Modeling of Mountain-Valley Wind Fields in the Southern San Joaquin Valley, California

Abstract

A dry three-dimensional mesoscale model was used to study the diurnal cycle of mountain-valley winds in the southern San Joaquin Valley during a summer day. A scheme for interpolating potential temperature was developed to provide hourly temperature fields to initialize and force the dynamically predicted wind fields. A simplified modeling approach was used to produce steady state solutions that are dynamically consistent with the momentum equation and supplied temperature fields. Model performance was evaluated by comparing observed and predicted surface winds. Some features of the wind field flow aloft were qualitatively examined with regard to their importance in air quality studies. The morning drainage-upslope transition and the evening reversal of upslope flow were realistically simulated throughout most of the valley. The variation of wind speeds throughout the valley and over the course of the day were simulated with an average bias of 9% of the average wind. Wind directions were simulated with an overall average bias of 5° and midday hourly correlation coefficients of typically r = 0.8. Model performance was below average during the morning and evening transition periods, when thermal forcing is at a minimum and valley winds are light and variable.
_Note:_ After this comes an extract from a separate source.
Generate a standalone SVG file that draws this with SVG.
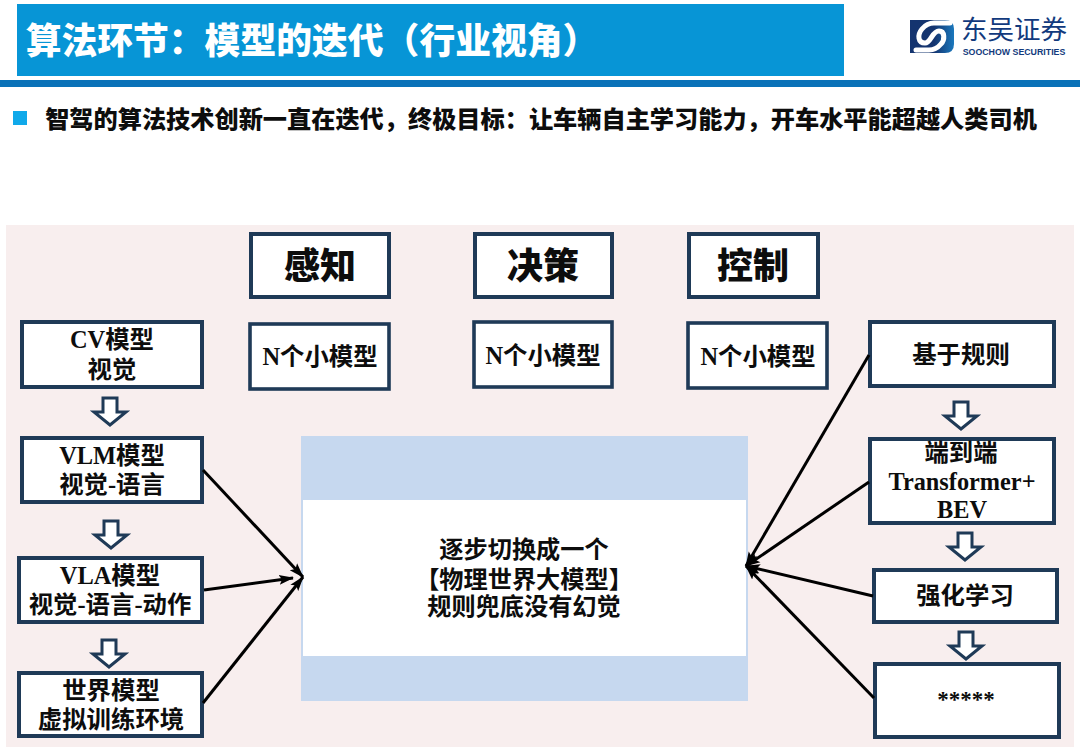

At midday, the model produces strong upward vertical motions near the ridge crests and divergence-driven subsidences at the foot of the mountains typical of observations made in mountain-valley systems. During the morning, modeled drainage flow down the mountains results in a convergence zone in the southern and narrowest part of the valley, resulting in rising motions; down-valley flow, sometimes observed in mountain-valley systems, also occurs. The model is best suited for applications in mountain-valley regions for which wind observations are sparse and do not adequately reflect thermally driven circulation.